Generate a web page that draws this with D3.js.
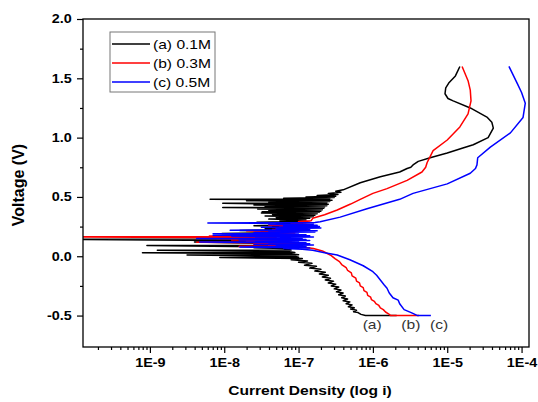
<!DOCTYPE html>
<html>
<head>
<meta charset="utf-8">
<script src="https://cdn.jsdelivr.net/npm/d3@7"></script>
<style>
body { margin: 0; background: #fff; }
svg { display: block; font-family: Arial, "Liberation Sans", sans-serif; }
</style>
</head>
<body>
<svg id="graphe" width="538" height="402"></svg>
<script>
//-------------------Données : [log10(i), tension en V], dans l'ordre du balayage----------------------------------------

var courbeA = [
    [-5.68,-0.500],[-6.10,-0.500],[-6.16,-0.490],[-6.20,-0.475],[-6.26,-0.468],[-6.22,-0.455],[-6.30,-0.445],[-6.25,-0.435],
    [-6.33,-0.425],[-6.28,-0.410],[-6.36,-0.400],[-6.31,-0.385],[-6.40,-0.375],[-6.34,-0.360],[-6.42,-0.350],[-6.37,-0.335],
    [-6.46,-0.325],[-6.40,-0.310],[-6.49,-0.300],[-6.43,-0.285],[-6.52,-0.275],[-6.46,-0.260],[-6.56,-0.250],[-6.50,-0.235],
    [-6.60,-0.225],[-6.53,-0.210],[-6.64,-0.200],[-6.57,-0.185],[-6.68,-0.175],[-6.60,-0.160],[-6.72,-0.150],[-6.64,-0.135],
    [-6.78,-0.125],[-6.70,-0.110],[-6.85,-0.100],[-6.76,-0.085],[-6.92,-0.075],[-6.82,-0.060],[-7.00,-0.050],[-6.88,-0.040],
    [-7.10,-0.030],[-6.95,-0.020],[-8.06,-0.010],[-7.00,-0.008],[-7.05,0.000],[-8.50,0.010],[-7.00,0.012],[-7.10,0.020],
    [-9.10,0.030],[-7.05,0.032],[-7.15,0.040],[-8.90,0.050],[-7.10,0.052],[-7.20,0.065],[-7.60,0.072],[-7.15,0.078],
    [-9.04,0.090],[-7.15,0.092],[-7.25,0.105],[-8.40,0.120],[-7.20,0.122],[-7.30,0.130],[-10.5,0.143],[-7.30,0.146],
    [-7.40,0.150],[-8.00,0.165],[-7.30,0.170],[-7.60,0.178],[-7.25,0.185],[-8.03,0.192],[-7.20,0.198],[-7.50,0.204],
    [-7.15,0.210],[-7.79,0.218],[-7.10,0.225],[-7.45,0.232],[-7.05,0.238],[-7.35,0.245],[-7.00,0.252],[-7.60,0.258],
    [-7.00,0.265],[-7.30,0.272],[-6.95,0.278],[-7.56,0.286],[-6.92,0.292],[-7.25,0.300],[-6.90,0.306],[-7.40,0.313],
    [-6.85,0.320],[-7.30,0.326],[-6.80,0.333],[-7.45,0.340],[-6.78,0.346],[-7.35,0.352],[-6.75,0.358],[-7.50,0.364],
    [-6.72,0.370],[-7.49,0.375],[-6.70,0.380],[-7.40,0.386],[-6.68,0.392],[-7.55,0.398],[-6.66,0.404],[-8.02,0.410],
    [-6.65,0.415],[-7.45,0.420],[-6.62,0.426],[-7.60,0.432],[-6.60,0.438],[-8.02,0.446],[-6.62,0.450],[-7.40,0.456],
    [-6.58,0.462],[-7.70,0.468],[-6.55,0.473],[-8.19,0.480],[-6.58,0.484],[-7.20,0.490],[-6.52,0.495],[-6.90,0.500],
    [-6.50,0.505],[-6.75,0.512],[-6.47,0.520],[-6.60,0.530],[-6.43,0.540],[-6.50,0.548],[-6.40,0.560],[-6.17,0.62],
    [-5.90,0.67],[-5.64,0.71],[-5.54,0.74],[-5.49,0.75],[-5.46,0.77],[-5.39,0.80],[-5.23,0.83],[-5.00,0.87],
    [-4.80,0.91],[-4.65,0.94],[-4.45,1.00],[-4.38,1.08],[-4.40,1.13],[-4.46,1.17],[-4.69,1.25],[-4.92,1.31],
    [-4.99,1.33],[-5.03,1.37],[-5.02,1.42],[-4.98,1.46],[-4.89,1.52],[-4.83,1.60]
];

var courbeB = [
    [-5.38,-0.500],[-5.76,-0.500],[-5.79,-0.485],[-5.83,-0.470],[-5.86,-0.450],[-5.90,-0.435],[-5.92,-0.415],[-5.96,-0.400],
    [-5.98,-0.380],[-6.02,-0.365],[-6.03,-0.345],[-6.07,-0.330],[-6.08,-0.305],[-6.12,-0.290],[-6.13,-0.265],[-6.17,-0.250],
    [-6.18,-0.225],[-6.22,-0.210],[-6.23,-0.185],[-6.28,-0.165],[-6.29,-0.140],[-6.34,-0.120],[-6.36,-0.095],[-6.42,-0.070],
    [-6.45,-0.045],[-6.51,-0.020],[-6.56,0.005],[-6.62,0.025],[-6.68,0.045],[-6.80,0.065],[-6.98,0.080],[-7.80,0.085],
    [-6.95,0.090],[-7.40,0.095],[-6.92,0.100],[-7.60,0.105],[-7.00,0.110],[-8.37,0.118],[-7.10,0.122],[-7.70,0.128],
    [-7.05,0.133],[-7.90,0.138],[-7.15,0.143],[-8.10,0.150],[-7.30,0.155],[-8.40,0.158],[-10.5,0.163],[-7.40,0.166],
    [-8.20,0.170],[-7.20,0.175],[-7.90,0.180],[-7.10,0.185],[-7.60,0.190],[-7.05,0.196],[-7.50,0.202],[-7.00,0.208],
    [-7.70,0.214],[-6.98,0.220],[-7.35,0.226],[-6.95,0.232],[-7.30,0.238],[-6.95,0.244],[-7.25,0.250],[-6.90,0.256],
    [-7.40,0.262],[-6.90,0.268],[-7.10,0.276],[-6.85,0.284],[-7.00,0.292],[-6.83,0.300],[-6.81,0.32],[-6.65,0.35],
    [-6.48,0.39],[-6.30,0.44],[-6.17,0.48],[-6.00,0.53],[-5.81,0.57],[-5.54,0.64],[-5.34,0.71],[-5.29,0.75],
    [-5.27,0.79],[-5.23,0.84],[-5.19,0.89],[-5.00,0.98],[-4.83,1.09],[-4.72,1.20],[-4.68,1.31],[-4.69,1.40],
    [-4.72,1.48],[-4.80,1.60]
];

var courbeC = [
    [-5.22,-0.50],[-5.40,-0.50],[-5.47,-0.48],[-5.58,-0.45],[-5.64,-0.40],[-5.66,-0.37],[-5.73,-0.35],[-5.78,-0.31],
    [-5.81,-0.27],[-5.85,-0.24],[-5.90,-0.20],[-5.95,-0.16],[-6.00,-0.13],[-6.13,-0.08],[-6.31,-0.03],[-6.48,0.01],
    [-6.65,0.03],[-6.81,0.050],[-6.95,0.058],[-7.20,0.065],[-6.85,0.070],[-7.79,0.078],[-6.90,0.083],[-7.30,0.088],
    [-6.80,0.094],[-7.60,0.100],[-6.85,0.105],[-7.40,0.110],[-6.90,0.114],[-8.33,0.120],[-7.00,0.124],[-7.50,0.128],
    [-6.85,0.133],[-7.80,0.138],[-6.90,0.142],[-8.37,0.150],[-6.95,0.154],[-7.50,0.158],[-6.80,0.163],[-7.90,0.168],
    [-6.85,0.172],[-8.15,0.178],[-6.90,0.182],[-8.15,0.190],[-7.00,0.195],[-7.60,0.200],[-6.78,0.205],[-7.40,0.210],
    [-6.75,0.215],[-7.92,0.220],[-6.85,0.225],[-7.30,0.232],[-6.70,0.238],[-7.50,0.244],[-6.72,0.250],[-7.20,0.256],
    [-6.75,0.262],[-7.40,0.268],[-6.80,0.274],[-8.22,0.280],[-6.78,0.285],[-6.71,0.29],[-6.44,0.33],[-6.08,0.40],
    [-5.64,0.48],[-5.46,0.53],[-5.00,0.61],[-4.69,0.70],[-4.62,0.74],[-4.60,0.77],[-4.59,0.83],[-4.42,0.92],
    [-4.15,1.04],[-3.98,1.17],[-3.95,1.29],[-4.00,1.38],[-4.06,1.46],[-4.17,1.60]
];

var series = ["(a) 0.1M", "(b) 0.3M", "(c) 0.5M"];
var couleurs = ["#000000", "#ff0000", "#0000ff"];

// étiquettes en bas des branches cathodiques : [log10(i), tension]
var etiquettes = ["(a)", "(b)", "(c)"];
var posEtiquettes = [[-6.01, -0.61], [-5.49, -0.61], [-5.11, -0.61]];

var ticksX = [1e-9, 1e-8, 1e-7, 1e-6, 1e-5, 1e-4];
var ticksY = [-0.5, 0, 0.5, 1.0, 1.5, 2.0];
var ticksYmin = [-0.25, 0.25, 0.75, 1.25, 1.75];

//-------------------Repère----------------------------------------

var svg = d3.select("#graphe");
var gauche = 83, droite = 529, haut = 19, bas = 347;
var etirement = "scale(1.2,1)"; // le texte de l'image d'origine est étiré en largeur

var x = d3.scaleLog()
    .domain([Math.pow(10, -9.9), Math.pow(10, -3.9)])
    .range([gauche, droite]);
var y = d3.scaleLinear()
    .domain([-0.765, 2.0])
    .range([bas, haut]);

// petites graduations log : 2..9 dans chaque décade
var ticksXmin = [];
for (var e = -10; e <= -4; e++) {
    for (var k = 2; k <= 9; k++) {
        var v = k * Math.pow(10, e);
        if (v > x.domain()[0] && v < x.domain()[1]) ticksXmin.push(v);
    }
}

svg.append("defs").append("clipPath").attr("id", "zone")
    .append("rect")
    .attr("x", gauche).attr("y", haut)
    .attr("width", droite - gauche).attr("height", bas - haut);

//-------------------Courbes----------------------------------------

var ligne = d3.line()
    .x(function(d) { return x(Math.pow(10, d[0])); })
    .y(function(d) { return y(d[1]); });

var courbes = [courbeA, courbeB, courbeC];
var gCourbes = svg.append("g").attr("clip-path", "url(#zone)");
courbes.forEach(function(c, i) {
    gCourbes.append("path")
        .attr("d", ligne(c))
        .attr("fill", "none")
        .attr("stroke", couleurs[i])
        .attr("stroke-width", 1.5)
        .attr("stroke-linejoin", "round");
});

//-------------------Axes----------------------------------------

var axeX = svg.append("g")
    .attr("transform", "translate(0," + bas + ")")
    .call(d3.axisBottom(x).tickValues(ticksX).tickSize(6).tickPadding(5)
        .tickFormat(function(d) { return "1E" + Math.round(Math.log10(d)); }));
svg.append("g")
    .attr("transform", "translate(0," + bas + ")")
    .call(d3.axisBottom(x).tickValues(ticksXmin).tickSize(3).tickFormat(""));

var axeY = svg.append("g")
    .attr("transform", "translate(" + gauche + ",0)")
    .call(d3.axisLeft(y).tickValues(ticksY).tickSize(6).tickPadding(5)
        .tickFormat(function(d) { return d.toFixed(1); }));
svg.append("g")
    .attr("transform", "translate(" + gauche + ",0)")
    .call(d3.axisLeft(y).tickValues(ticksYmin).tickSize(3).tickFormat(""));

svg.selectAll(".domain").remove();
svg.selectAll(".tick line").attr("stroke", "#000").attr("stroke-width", 1.2);
svg.selectAll(".tick text")
    .attr("fill", "#000")
    .attr("transform", etirement)
    .style("font-size", "12px")
    .style("font-weight", "bold")
    .style("font-family", "Arial, 'Liberation Sans', sans-serif");
axeY.selectAll(".tick text").attr("x", -9.3);

svg.append("rect")
    .attr("x", gauche).attr("y", haut)
    .attr("width", droite - gauche).attr("height", bas - haut)
    .attr("fill", "none")
    .attr("stroke", "#000")
    .attr("stroke-width", 1.3);

// titres des axes
svg.append("text")
    .attr("transform", "translate(310,395) " + etirement)
    .attr("text-anchor", "middle")
    .style("font-size", "13px").style("font-weight", "bold")
    .text("Current Density (log i)");

svg.append("text")
    .attr("transform", "translate(24,185) rotate(-90)")
    .attr("text-anchor", "middle")
    .style("font-size", "16px").style("font-weight", "bold")
    .text("Voltage (V)");

//-------------------Étiquettes (a) (b) (c)----------------------------------------

etiquettes.forEach(function(t, i) {
    svg.append("text")
        .attr("transform", "translate(" + x(Math.pow(10, posEtiquettes[i][0])) + "," +
            y(posEtiquettes[i][1]) + ") " + etirement)
        .attr("text-anchor", "middle")
        .attr("fill", "#333")
        .style("font-size", "13px")
        .text(t);
});

//-------------------Légende----------------------------------------

var legende = svg.append("g");
legende.append("rect")
    .attr("x", 110).attr("y", 32)
    .attr("width", 105).attr("height", 60)
    .attr("fill", "#fff")
    .attr("stroke", "#777")
    .attr("stroke-width", 1);

series.forEach(function(nom, i) {
    var yy = 44 + i * 19;
    legende.append("line")
        .attr("x1", 112).attr("x2", 150)
        .attr("y1", yy).attr("y2", yy)
        .attr("stroke", couleurs[i])
        .attr("stroke-width", 1.5);
    legende.append("text")
        .attr("transform", "translate(153," + (yy + 4.5) + ") " + etirement)
        .style("font-size", "13px")
        .text(nom);
});
</script>
</body>
</html>
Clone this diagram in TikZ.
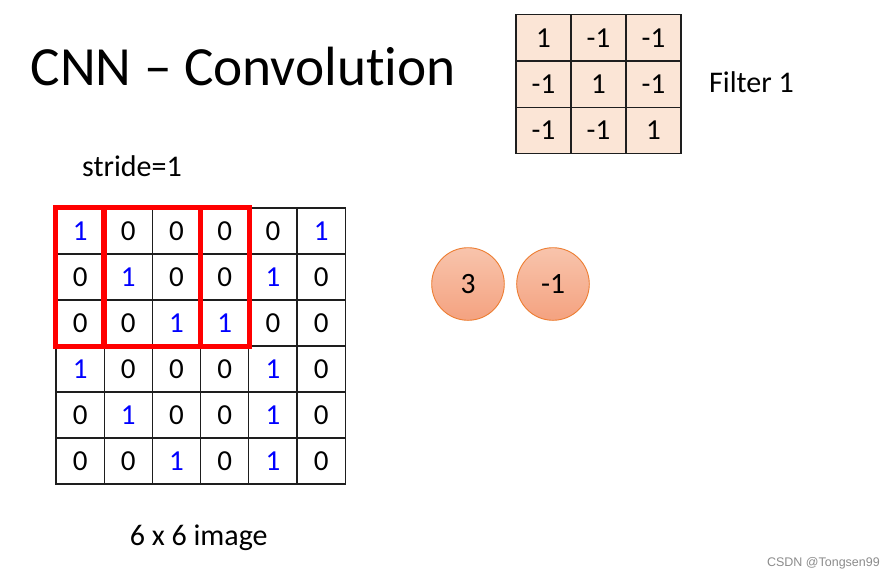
\documentclass[tikz,border=0pt]{standalone}
\usepackage{fontspec}
\setmainfont[Ligatures=NoCommon]{Carlito}
\newfontfamily\wmfont{Liberation Sans}
\definecolor{filterfill}{RGB}{251,229,214}
\definecolor{circtop}{RGB}{248,196,172}
\definecolor{circbot}{RGB}{244,162,128}
\definecolor{circline}{RGB}{237,125,49}
\definecolor{gridline}{RGB}{30,30,30}
\definecolor{wmgray}{RGB}{140,140,140}
\begin{document}
\begin{tikzpicture}[x=1pt,y=-1pt,
  cell/.style={draw=gridline, line width=1.2pt, minimum width=48.2pt, minimum height=46pt, inner sep=0pt, font=\fontsize{29}{30}\selectfont},
  fcell/.style={draw=gridline, line width=1.2pt, fill=filterfill, minimum width=55pt, minimum height=46.2pt, inner sep=0pt, font=\fontsize{29}{30}\selectfont},
  redbox/.style={draw=red, line width=4.5pt},
  circ/.style={circle, draw=circline, line width=0.9pt, top color=circtop, bottom color=circbot, minimum size=72.6pt, inner sep=0pt, font=\fontsize{29.5}{30}\selectfont},
  lbl/.style={inner sep=0pt, font=\fontsize{30}{32}\selectfont}]
\useasboundingbox (0,0) rectangle (895,581);
\fill[white] (0,0) rectangle (895,581);
% title
\node[anchor=base west, inner sep=0pt, font=\fontsize{55.3}{60}\selectfont] (title) at (30.5,85) {CNN – Convolution};
% image grid
\foreach \row [count=\r] in {{1,0,0,0,0,1},{0,1,0,0,1,0},{0,0,1,1,0,0},{1,0,0,0,1,0},{0,1,0,0,1,0},{0,0,1,0,1,0}} {
  \foreach \v [count=\c] in \row {
    \ifnum\v=1 \def\tc{blue}\else\def\tc{black}\fi
    \node[cell, text=\tc] (g-\r-\c) at ({56+48.2*(\c-0.5)},{208+46*(\r-0.5)}) {\v};
  }
}
\draw[redbox] (g-1-1.north west) rectangle (g-3-1.south east);
\draw[redbox] (g-1-2.north west) rectangle (g-3-3.south east);
\draw[redbox] (g-1-4.north west) rectangle (g-3-4.south east);
% filter
\foreach \row [count=\r] in {{1,-1,-1},{-1,1,-1},{-1,-1,1}} {
  \foreach \v [count=\c] in \row {
    \node[fcell] (f-\r-\c) at ({516+55*(\c-0.5)},{14.7+46.2*(\r-0.5)}) {\v};
  }
}
\node[lbl, anchor=base west] (flabel) at (709,92.7) {Filter 1};
\node[lbl, anchor=base west] (stride) at (82,176) {stride=1};
\node[lbl, anchor=base] (imglabel) at (198.7,545) {6 x 6 image};
% outputs
\node[circ] (o1) at (468,284) {3};
\node[circ] (o2) at (553,284) {-1};
% watermark
\node[anchor=east, inner sep=0pt, text=wmgray, font=\wmfont\fontsize{12.5}{14}\selectfont] (wm) at (880,563) {CSDN @Tongsen99};
\end{tikzpicture}
\end{document}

•••••

◆ **TASK BRIEF**
Print the entries as they stand, first line through the line holding "[log10(i), tension en", with every picture removed.

◆ **RESPONSE**
Generate a web page that draws this with D3.js.
<!DOCTYPE html>
<html>
<head>
<meta charset="utf-8">
<script src="https://cdn.jsdelivr.net/npm/d3@7"></script>
<style>
body { margin: 0; background: #fff; }
svg { display: block; font-family: Arial, "Liberation Sans", sans-serif; }
</style>
</head>
<body>
<svg id="graphe" width="538" height="402"></svg>
<script>
//-------------------Données : [log10(i), tension en V], dans l'ordre du balayage----------------------------------------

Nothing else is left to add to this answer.